Your best bet is probably Photon Lexicon. There's a lot of concentrated laser nerdery over there.
Thanks! That's the kind of resource I was hoping for.
You say gas laser, but from what I see on Google the Quanta Ray series is all pulsed Nd:YAG/dye. Pulsed lasers aren't something to be trifled with, and many of the dyes used in laser applications are notoriously nasty (like, spill some on your skin and die, according to some stories I've heard).
Nope, it's DEFINITELY a purely gas laser. (Doh! See next post)
Sorry I don't have photos of the optical section, I forgot to take any in the limited time we had to get the electronics separated from the (damaged) optics and into my car. I'll get some next time I see my friend.
Btw I don't even know which gas. But I have the gas flow reg and filtering parts.
Probably Quanta Ray _now_ make only Nd:YAG lasers, but this was built in 1983.
YAGs are often pumped with flash lamps, sometimes in an elliptical reflector cavity next to the YAG rod, all flooded with cooling water, so you'd expect to see lamp driving circuitry as a big chunk of the supply (actually, your control panel shows two lamps, which I've seen references to, but not sure how the second lamp is used).
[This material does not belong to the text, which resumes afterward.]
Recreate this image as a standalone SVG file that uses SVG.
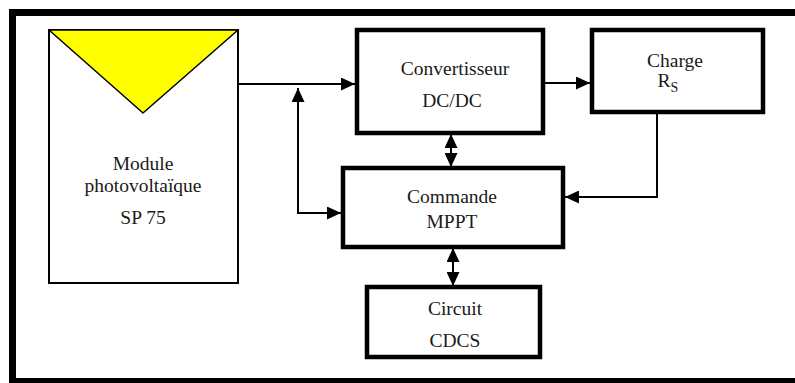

You'll also have a supply for the Q switch (pockels cell?) and a lot of the rest will be system monitoring, interlocks, and then support for whatever else is in the optical section.
Yep. Though lasers are not in my hobby list, I'm aware of the general types and principles.
Currently I'm tracing out cabling and functional sections of the system. Not to use as a laser PS, but to see if the power supply sections may be generally useful. it appears to use thyristor phase control of charging the capacitor banks (to variable level to control pulse power), then some even more beefy thyristors to supply the two cavities, plus twin HV ignition circuits, plus one neat little HV pulser driving the Q-switch.
In this unit the main power supplies are duplicated, since the optics has one Q-switched cavity, then the pulsed beam leaves via a second 'amplifier' cavity. Which is nice, it means the really heavy duty power circuits and their controls are all duplicated.
Just tread carefully, people there justifiably get a bit worried if they think someone without any laser knowledge is playing with a high power laser.
Understandable. In fact the risks with high power lasers are why such things are
not in my hobby list. I'm OK with deadly high voltages, but not with invisible beams that can bounce off some shiny surface across the room and instantly permanently blind you. No thanks.
Edit to add:
I'm hoping it might be hackable into something like a small contact spot welder (battery tabs?), pulsed jewellery TIG welder, sputtering source in my vacuum chamber... that kind of thing.